Shrybman further elaborates on this in an unpublished assessment for CUPE, saying “CETA proposals represent a sea change that would, if implemented, have a pervasive and constraining influence on virtually every provincial policy and regulatory measure now in place or that may be considered in the future.”

[CETA] is a corporate rights treaty that will straitjacket future parliaments for decades.

As for the economic arguments in favour of CETA, civil society organizations like the Council of Canadians and the Canadian Centre for Policy Alternatives have been warning us for years that the benefits would go to corporations rather than communities. Newfoundlanders and Labradorians learned this early on with our Minimum Processing Requirement concessions.

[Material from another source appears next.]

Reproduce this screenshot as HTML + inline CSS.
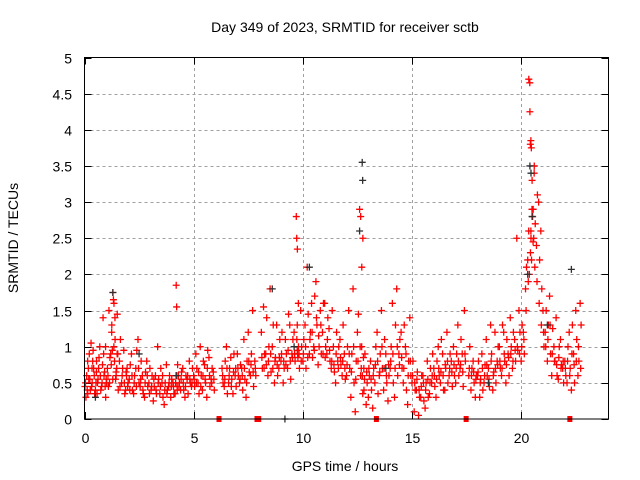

A recent study by United Nations researchers out of Tufts University confirmed this assessment: “In the current context of tepid economic growth, competitive pressures induced by CETA will cause unemployment, inequality and welfare losses.”

The Tufts study has been ignored by the Canadian government.

Prime Minister Trudeau and his team continue to pretend that CETA is a progressive trade agreement between two honourable trading partners, the EU and Canada. It is not. It is a corporate rights treaty that will straitjacket future parliaments for decades. CETA is an assault on democracy itself. And, through no fault of the Europeans, Canadians will end up being the biggest losers.

I think it is time we took off the rose-coloured glasses in our assessment of Prime Minister Trudeau. His words may sound caring, but his actions are those of a leader who is playing for the other team — the big international corporations that had such a heavy influence in writing the CETA agreement.

Former Prime Minister Stephen Harper set out to transform Canada. It’s beginning to look like Justin Trudeau and his team intend to finish the job.

Editor’s note: Quotes attributed to Premier Magnette come from his speech to the Walloon Parliament on Oct. 16 and have been translated from French.

Marilyn Reid writes from Conception Bay South. She is a member of Citizens against CETA and the Council of Canadians.